STATED EXERCISE: Quote the whole listing word for word. Do not include the pictures.

<<<<

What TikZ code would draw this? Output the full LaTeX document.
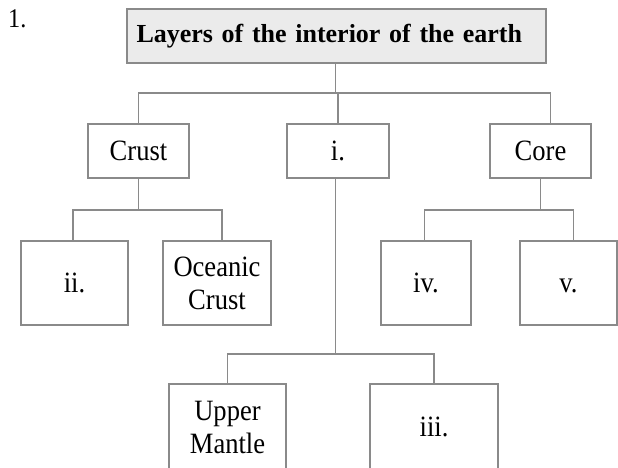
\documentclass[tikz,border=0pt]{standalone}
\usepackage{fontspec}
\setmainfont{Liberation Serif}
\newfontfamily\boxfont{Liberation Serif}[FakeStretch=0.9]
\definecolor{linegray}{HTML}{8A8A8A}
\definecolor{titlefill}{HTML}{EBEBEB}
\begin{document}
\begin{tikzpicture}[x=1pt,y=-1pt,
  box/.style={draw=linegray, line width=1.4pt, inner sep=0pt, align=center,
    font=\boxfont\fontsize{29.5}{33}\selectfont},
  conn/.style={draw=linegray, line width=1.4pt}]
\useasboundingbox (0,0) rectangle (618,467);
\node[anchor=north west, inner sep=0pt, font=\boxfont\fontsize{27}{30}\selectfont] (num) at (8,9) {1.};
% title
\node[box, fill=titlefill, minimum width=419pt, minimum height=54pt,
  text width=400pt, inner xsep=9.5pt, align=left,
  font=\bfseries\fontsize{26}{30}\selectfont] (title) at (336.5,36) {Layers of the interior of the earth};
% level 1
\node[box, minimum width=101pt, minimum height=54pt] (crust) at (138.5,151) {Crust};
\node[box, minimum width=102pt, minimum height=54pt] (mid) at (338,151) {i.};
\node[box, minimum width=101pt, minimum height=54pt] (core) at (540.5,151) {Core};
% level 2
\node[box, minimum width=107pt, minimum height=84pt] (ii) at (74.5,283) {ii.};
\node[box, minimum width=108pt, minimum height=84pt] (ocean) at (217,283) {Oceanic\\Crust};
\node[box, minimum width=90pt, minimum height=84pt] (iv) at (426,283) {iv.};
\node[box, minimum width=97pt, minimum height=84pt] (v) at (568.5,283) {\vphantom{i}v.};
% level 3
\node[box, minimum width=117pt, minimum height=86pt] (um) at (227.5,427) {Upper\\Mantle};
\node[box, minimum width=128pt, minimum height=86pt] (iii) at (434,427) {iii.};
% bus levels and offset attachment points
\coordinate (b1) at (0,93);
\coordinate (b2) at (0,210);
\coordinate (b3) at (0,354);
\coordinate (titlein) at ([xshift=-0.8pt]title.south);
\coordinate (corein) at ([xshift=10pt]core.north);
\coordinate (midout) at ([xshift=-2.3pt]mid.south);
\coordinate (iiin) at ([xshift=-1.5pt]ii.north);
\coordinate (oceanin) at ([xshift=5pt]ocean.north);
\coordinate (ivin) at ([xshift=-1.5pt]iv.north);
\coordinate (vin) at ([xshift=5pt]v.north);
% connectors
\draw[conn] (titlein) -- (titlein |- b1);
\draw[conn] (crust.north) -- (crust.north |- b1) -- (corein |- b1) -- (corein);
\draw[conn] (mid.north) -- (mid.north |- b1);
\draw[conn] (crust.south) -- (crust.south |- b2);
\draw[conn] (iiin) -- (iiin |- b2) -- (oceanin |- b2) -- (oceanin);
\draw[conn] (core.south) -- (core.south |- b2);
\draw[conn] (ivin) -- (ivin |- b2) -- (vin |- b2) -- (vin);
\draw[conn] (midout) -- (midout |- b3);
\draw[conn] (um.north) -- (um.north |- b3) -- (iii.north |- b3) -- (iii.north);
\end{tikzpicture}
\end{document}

>>>>

TASK RESULT:
What TikZ code would draw this? Output the full LaTeX document.
\documentclass[tikz,border=0pt]{standalone}
\usepackage{fontspec}
\setmainfont{Liberation Serif}
\newfontfamily\boxfont{Liberation Serif}[FakeStretch=0.9]
\definecolor{linegray}{HTML}{8A8A8A}
\definecolor{titlefill}{HTML}{EBEBEB}
\begin{document}
\begin{tikzpicture}[x=1pt,y=-1pt,
  box/.style={draw=linegray, line width=1.4pt, inner sep=0pt, align=center,
    font=\boxfont\fontsize{29.5}{33}\selectfont},
  conn/.style={draw=linegray, line width=1.4pt}]
\useasboundingbox (0,0) rectangle (618,467);
\node[anchor=north west, inner sep=0pt, font=\boxfont\fontsize{27}{30}\selectfont] (num) at (8,9) {1.};
% title
\node[box, fill=titlefill, minimum width=419pt, minimum height=54pt,
  text width=400pt, inner xsep=9.5pt, align=left,
  font=\bfseries\fontsize{26}{30}\selectfont] (title) at (336.5,36) {Layers of the interior of the earth};
% level 1
\node[box, minimum width=101pt, minimum height=54pt] (crust) at (138.5,151) {Crust};
\node[box, minimum width=102pt, minimum height=54pt] (mid) at (338,151) {i.};
\node[box, minimum width=101pt, minimum height=54pt] (core) at (540.5,151) {Core};
% level 2
\node[box, minimum width=107pt, minimum height=84pt] (ii) at (74.5,283) {ii.};
\node[box, minimum width=108pt, minimum height=84pt] (ocean) at (217,283) {Oceanic\\Crust};
\node[box, minimum width=90pt, minimum height=84pt] (iv) at (426,283) {iv.};
\node[box, minimum width=97pt, minimum height=84pt] (v) at (568.5,283) {\vphantom{i}v.};
% level 3
\node[box, minimum width=117pt, minimum height=86pt] (um) at (227.5,427) {Upper\\Mantle};
\node[box, minimum width=128pt, minimum height=86pt] (iii) at (434,427) {iii.};
% bus levels and offset attachment points
\coordinate (b1) at (0,93);
\coordinate (b2) at (0,210);
\coordinate (b3) at (0,354);
\coordinate (titlein) at ([xshift=-0.8pt]title.south);
\coordinate (corein) at ([xshift=10pt]core.north);
\coordinate (midout) at ([xshift=-2.3pt]mid.south);
\coordinate (iiin) at ([xshift=-1.5pt]ii.north);
\coordinate (oceanin) at ([xshift=5pt]ocean.north);
\coordinate (ivin) at ([xshift=-1.5pt]iv.north);
\coordinate (vin) at ([xshift=5pt]v.north);
% connectors
\draw[conn] (titlein) -- (titlein |- b1);
\draw[conn] (crust.north) -- (crust.north |- b1) -- (corein |- b1) -- (corein);
\draw[conn] (mid.north) -- (mid.north |- b1);
\draw[conn] (crust.south) -- (crust.south |- b2);
\draw[conn] (iiin) -- (iiin |- b2) -- (oceanin |- b2) -- (oceanin);
\draw[conn] (core.south) -- (core.south |- b2);
\draw[conn] (ivin) -- (ivin |- b2) -- (vin |- b2) -- (vin);
\draw[conn] (midout) -- (midout |- b3);
\draw[conn] (um.north) -- (um.north |- b3) -- (iii.north |- b3) -- (iii.north);
\end{tikzpicture}
\end{document}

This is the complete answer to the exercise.